● **Aim**: Look for the string "recreates" and copy every line that has it.

● **Listed entries**:
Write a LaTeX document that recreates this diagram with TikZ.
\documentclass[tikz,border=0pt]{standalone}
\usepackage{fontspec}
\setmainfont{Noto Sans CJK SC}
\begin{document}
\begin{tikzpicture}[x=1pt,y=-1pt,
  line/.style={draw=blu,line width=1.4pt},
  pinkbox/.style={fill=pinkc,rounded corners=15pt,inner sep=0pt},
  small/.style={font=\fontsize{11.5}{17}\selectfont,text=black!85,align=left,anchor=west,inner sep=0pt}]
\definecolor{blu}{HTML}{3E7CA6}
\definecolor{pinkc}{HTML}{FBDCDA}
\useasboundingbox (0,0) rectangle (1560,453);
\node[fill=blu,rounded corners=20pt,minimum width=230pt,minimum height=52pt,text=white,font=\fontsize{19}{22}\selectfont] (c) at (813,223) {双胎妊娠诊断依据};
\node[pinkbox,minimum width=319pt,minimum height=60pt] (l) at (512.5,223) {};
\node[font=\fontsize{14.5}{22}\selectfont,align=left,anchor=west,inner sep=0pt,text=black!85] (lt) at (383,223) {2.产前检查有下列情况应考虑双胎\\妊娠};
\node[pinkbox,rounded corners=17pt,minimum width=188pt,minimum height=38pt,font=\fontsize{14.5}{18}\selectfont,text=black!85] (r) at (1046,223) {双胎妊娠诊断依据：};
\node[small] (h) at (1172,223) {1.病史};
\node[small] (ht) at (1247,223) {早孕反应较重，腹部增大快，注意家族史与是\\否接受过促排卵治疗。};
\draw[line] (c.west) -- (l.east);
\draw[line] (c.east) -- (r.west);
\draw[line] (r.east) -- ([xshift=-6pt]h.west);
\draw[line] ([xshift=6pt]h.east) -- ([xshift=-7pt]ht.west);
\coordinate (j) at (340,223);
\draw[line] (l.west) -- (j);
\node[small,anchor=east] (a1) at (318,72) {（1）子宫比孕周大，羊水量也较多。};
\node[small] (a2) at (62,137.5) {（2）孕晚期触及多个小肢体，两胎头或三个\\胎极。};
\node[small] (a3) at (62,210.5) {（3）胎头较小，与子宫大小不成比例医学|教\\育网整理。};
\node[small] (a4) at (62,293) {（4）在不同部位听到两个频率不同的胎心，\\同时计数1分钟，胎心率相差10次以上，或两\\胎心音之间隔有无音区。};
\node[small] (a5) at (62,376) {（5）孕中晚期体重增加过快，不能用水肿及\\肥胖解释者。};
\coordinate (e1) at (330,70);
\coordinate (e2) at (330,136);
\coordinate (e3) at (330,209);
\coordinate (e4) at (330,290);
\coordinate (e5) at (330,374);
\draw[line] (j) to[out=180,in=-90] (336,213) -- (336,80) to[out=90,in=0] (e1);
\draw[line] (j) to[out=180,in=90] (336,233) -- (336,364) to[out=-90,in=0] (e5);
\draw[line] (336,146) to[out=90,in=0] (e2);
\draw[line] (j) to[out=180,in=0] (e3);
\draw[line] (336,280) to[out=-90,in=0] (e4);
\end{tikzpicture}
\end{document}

...

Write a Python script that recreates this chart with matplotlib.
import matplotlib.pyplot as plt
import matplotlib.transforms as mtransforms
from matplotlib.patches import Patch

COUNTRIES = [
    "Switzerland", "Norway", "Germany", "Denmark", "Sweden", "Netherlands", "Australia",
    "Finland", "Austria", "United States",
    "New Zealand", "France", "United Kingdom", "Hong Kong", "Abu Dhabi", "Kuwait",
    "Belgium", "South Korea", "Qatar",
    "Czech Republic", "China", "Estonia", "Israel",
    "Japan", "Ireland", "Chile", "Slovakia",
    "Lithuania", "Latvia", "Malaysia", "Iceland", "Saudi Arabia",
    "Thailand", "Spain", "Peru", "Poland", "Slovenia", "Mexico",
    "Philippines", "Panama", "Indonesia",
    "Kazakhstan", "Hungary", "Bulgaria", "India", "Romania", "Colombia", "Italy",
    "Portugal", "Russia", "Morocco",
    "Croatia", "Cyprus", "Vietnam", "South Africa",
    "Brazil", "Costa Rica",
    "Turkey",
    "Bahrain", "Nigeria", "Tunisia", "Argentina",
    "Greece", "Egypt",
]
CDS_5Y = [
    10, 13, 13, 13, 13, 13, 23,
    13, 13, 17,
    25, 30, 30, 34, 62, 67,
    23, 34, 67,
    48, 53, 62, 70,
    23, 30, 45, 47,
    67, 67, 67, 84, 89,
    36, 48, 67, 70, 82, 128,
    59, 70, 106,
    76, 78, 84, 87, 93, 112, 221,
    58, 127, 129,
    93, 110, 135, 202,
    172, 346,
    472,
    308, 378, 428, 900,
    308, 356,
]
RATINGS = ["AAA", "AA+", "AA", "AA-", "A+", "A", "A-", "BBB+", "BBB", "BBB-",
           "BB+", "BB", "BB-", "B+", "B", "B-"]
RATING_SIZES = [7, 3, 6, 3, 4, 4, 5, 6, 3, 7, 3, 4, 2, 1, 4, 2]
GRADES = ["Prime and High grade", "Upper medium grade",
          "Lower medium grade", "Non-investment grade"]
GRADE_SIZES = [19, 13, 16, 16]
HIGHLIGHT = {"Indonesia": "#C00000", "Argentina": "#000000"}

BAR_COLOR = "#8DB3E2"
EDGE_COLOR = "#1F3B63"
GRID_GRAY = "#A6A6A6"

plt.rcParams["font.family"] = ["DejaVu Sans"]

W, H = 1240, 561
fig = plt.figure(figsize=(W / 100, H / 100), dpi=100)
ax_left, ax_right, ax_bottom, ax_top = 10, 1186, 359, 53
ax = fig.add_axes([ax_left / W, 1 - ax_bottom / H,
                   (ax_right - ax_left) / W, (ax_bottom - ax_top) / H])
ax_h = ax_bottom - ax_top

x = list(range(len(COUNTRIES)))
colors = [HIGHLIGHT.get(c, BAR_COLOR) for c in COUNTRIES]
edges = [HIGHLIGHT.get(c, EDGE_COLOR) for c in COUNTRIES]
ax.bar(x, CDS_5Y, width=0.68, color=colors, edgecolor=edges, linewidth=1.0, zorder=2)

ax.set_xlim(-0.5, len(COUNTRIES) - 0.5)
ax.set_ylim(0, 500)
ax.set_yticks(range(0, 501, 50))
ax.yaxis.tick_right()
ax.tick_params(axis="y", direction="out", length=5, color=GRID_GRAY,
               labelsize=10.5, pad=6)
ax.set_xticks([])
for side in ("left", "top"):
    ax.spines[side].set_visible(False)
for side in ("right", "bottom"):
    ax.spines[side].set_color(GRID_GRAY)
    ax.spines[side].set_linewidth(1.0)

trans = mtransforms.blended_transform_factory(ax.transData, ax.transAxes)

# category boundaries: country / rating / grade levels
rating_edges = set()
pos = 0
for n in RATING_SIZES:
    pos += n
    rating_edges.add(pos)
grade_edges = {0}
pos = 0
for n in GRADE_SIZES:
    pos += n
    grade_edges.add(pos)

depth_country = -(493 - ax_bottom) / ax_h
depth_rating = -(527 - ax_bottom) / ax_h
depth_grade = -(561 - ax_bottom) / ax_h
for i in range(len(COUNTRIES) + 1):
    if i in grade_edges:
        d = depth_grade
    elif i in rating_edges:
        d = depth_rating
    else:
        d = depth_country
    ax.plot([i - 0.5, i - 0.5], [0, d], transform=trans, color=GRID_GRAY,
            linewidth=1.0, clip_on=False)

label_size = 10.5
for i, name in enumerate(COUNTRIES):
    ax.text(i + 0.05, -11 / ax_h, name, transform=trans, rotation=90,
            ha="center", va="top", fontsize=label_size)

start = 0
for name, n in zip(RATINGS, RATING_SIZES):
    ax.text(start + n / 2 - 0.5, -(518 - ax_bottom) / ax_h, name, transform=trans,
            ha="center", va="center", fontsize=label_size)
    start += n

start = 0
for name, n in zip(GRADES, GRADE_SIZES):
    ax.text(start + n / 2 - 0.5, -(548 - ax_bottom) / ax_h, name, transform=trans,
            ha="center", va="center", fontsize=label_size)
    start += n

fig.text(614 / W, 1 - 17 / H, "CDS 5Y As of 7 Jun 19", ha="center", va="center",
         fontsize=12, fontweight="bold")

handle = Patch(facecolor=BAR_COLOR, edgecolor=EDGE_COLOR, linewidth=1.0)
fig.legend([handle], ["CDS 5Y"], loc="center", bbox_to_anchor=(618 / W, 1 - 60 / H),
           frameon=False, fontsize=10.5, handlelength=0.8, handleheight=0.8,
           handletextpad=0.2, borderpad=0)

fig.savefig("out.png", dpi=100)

---

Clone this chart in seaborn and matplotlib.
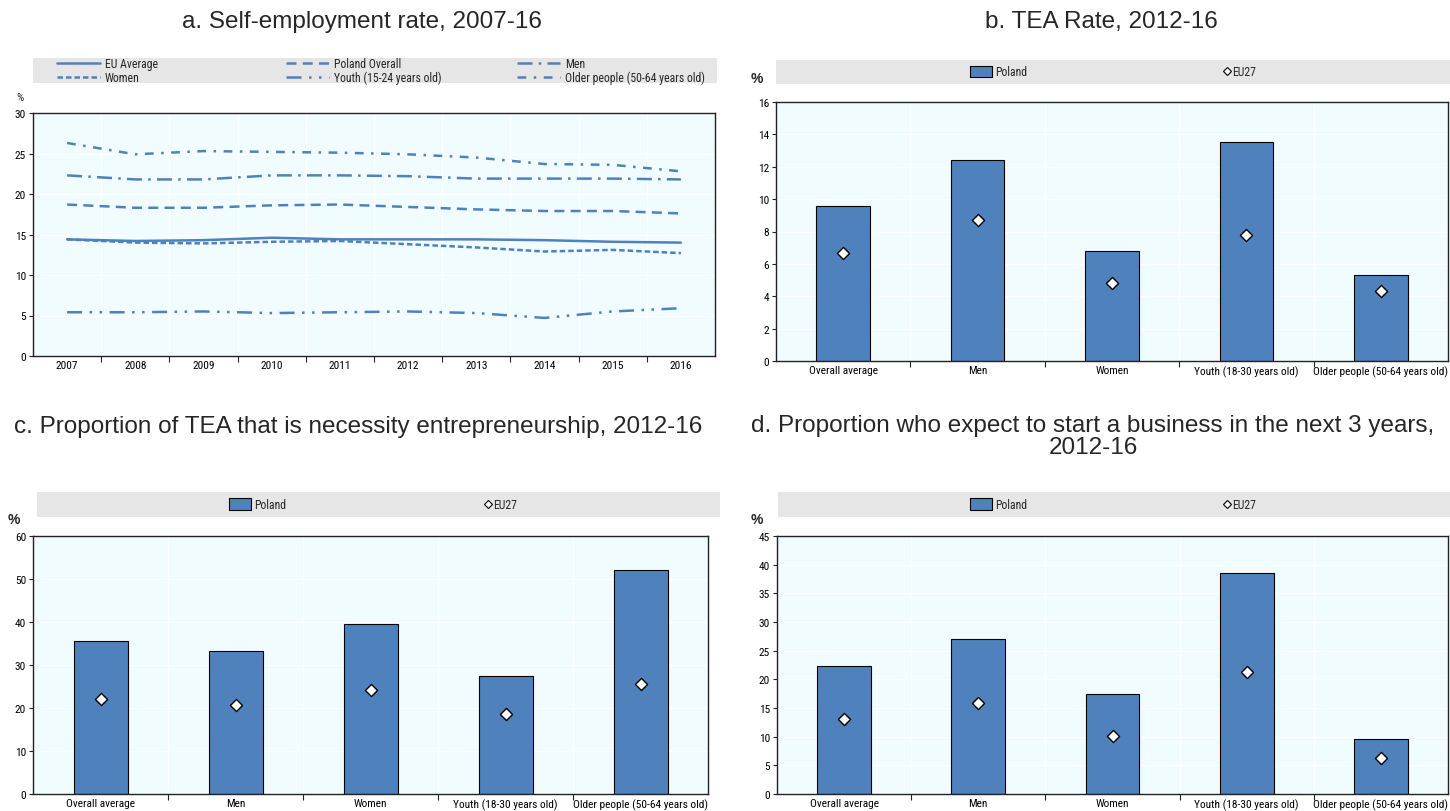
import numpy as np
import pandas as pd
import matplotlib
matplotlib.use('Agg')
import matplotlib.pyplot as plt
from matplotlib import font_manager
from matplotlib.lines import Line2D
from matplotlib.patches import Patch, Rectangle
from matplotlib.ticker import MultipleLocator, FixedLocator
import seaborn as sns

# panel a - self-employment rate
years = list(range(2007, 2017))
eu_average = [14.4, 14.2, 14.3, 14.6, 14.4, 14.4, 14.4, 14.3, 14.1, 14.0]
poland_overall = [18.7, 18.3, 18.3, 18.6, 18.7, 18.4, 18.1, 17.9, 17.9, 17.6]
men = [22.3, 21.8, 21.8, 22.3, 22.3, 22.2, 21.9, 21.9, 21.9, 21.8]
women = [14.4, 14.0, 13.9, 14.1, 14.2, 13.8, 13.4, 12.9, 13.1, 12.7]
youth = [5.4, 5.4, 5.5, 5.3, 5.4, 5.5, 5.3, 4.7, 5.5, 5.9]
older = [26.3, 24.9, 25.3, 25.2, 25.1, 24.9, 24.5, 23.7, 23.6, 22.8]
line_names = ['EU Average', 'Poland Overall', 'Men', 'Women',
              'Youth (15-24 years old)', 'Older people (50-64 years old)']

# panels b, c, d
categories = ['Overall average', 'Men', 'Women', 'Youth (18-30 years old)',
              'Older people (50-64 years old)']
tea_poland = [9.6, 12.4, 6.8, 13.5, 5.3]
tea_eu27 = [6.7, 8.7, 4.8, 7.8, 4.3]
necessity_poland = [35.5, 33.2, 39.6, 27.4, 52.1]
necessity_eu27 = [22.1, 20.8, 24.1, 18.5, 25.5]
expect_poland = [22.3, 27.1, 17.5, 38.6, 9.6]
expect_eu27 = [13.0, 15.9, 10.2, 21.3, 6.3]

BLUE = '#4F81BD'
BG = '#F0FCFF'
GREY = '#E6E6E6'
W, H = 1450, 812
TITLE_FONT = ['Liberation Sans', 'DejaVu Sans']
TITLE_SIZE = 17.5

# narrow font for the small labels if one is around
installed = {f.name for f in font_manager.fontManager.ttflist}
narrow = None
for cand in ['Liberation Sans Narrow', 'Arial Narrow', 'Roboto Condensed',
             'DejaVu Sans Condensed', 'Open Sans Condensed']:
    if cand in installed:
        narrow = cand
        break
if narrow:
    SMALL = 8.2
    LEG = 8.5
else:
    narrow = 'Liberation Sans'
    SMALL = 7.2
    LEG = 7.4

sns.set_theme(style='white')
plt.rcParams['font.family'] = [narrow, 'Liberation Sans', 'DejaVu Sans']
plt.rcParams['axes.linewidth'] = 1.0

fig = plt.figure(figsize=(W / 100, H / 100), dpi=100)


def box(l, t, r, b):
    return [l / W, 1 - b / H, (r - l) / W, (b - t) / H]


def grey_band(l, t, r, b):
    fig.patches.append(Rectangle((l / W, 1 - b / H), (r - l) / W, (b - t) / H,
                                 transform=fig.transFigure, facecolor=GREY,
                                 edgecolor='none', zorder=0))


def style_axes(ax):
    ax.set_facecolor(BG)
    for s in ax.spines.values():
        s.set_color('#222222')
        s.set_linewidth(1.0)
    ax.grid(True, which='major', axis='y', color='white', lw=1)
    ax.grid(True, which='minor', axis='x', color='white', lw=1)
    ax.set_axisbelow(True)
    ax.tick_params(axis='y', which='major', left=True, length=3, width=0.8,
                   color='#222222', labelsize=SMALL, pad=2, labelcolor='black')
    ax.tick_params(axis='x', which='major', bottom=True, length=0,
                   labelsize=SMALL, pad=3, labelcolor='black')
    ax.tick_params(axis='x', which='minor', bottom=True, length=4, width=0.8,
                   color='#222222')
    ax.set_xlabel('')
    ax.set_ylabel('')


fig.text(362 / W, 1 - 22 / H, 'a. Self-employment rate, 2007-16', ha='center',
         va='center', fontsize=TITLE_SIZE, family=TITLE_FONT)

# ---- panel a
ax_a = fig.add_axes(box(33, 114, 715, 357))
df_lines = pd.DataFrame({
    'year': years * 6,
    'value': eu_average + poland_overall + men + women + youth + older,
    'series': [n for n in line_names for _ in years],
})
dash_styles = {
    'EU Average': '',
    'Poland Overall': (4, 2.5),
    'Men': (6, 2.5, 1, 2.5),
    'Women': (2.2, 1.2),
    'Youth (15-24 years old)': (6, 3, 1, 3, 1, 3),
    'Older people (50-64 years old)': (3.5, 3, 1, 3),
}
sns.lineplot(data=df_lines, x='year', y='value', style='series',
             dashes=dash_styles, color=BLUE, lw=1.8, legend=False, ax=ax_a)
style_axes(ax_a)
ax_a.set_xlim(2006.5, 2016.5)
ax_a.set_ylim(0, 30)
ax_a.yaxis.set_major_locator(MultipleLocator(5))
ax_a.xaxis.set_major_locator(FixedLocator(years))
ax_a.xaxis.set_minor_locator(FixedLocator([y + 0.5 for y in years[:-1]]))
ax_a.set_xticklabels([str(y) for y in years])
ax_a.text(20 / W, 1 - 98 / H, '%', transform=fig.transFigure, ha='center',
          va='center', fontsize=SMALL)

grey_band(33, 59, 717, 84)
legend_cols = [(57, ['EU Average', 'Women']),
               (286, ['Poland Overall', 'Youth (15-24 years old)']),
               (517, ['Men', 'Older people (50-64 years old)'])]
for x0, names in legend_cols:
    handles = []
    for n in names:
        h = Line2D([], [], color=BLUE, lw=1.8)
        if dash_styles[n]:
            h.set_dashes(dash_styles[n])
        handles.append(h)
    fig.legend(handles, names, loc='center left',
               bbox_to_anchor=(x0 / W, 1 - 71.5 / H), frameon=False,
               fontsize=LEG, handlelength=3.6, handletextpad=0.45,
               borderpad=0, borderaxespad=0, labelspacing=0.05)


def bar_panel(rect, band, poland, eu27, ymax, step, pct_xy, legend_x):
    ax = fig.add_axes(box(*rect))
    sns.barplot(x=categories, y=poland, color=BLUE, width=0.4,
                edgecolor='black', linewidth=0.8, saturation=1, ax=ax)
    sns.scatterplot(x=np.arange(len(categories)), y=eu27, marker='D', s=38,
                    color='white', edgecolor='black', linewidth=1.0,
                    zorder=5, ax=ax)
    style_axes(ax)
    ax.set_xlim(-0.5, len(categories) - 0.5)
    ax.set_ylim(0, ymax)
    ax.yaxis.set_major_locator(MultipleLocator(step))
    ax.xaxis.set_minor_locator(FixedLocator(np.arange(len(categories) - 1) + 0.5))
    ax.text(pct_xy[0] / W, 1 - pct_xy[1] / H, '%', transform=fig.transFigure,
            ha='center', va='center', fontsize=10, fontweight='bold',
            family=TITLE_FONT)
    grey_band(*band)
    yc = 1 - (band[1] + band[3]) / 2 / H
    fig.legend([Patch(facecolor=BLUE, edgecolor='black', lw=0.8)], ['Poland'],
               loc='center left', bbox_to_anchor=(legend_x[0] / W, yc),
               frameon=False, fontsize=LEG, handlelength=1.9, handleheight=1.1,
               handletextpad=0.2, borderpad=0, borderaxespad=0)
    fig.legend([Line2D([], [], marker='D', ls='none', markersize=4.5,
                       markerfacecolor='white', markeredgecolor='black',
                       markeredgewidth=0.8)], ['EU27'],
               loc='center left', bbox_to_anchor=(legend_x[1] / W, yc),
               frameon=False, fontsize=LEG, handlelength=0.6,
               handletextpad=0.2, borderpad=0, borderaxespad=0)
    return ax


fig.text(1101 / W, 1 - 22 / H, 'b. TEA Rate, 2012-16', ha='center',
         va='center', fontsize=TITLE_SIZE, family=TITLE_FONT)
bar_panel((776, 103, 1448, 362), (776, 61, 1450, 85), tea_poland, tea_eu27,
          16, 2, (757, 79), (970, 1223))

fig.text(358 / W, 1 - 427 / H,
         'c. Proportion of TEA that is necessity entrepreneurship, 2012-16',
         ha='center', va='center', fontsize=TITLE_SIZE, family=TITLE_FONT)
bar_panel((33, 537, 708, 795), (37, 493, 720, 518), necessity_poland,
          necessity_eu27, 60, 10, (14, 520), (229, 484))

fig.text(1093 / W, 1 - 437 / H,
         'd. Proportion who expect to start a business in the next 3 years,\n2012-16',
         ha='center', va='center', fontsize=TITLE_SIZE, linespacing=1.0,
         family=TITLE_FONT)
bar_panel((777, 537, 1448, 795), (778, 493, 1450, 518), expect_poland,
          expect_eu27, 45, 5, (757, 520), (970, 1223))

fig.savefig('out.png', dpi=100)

● **Task answer**:
Write a LaTeX document that recreates this diagram with TikZ.
Write a Python script that recreates this chart with matplotlib.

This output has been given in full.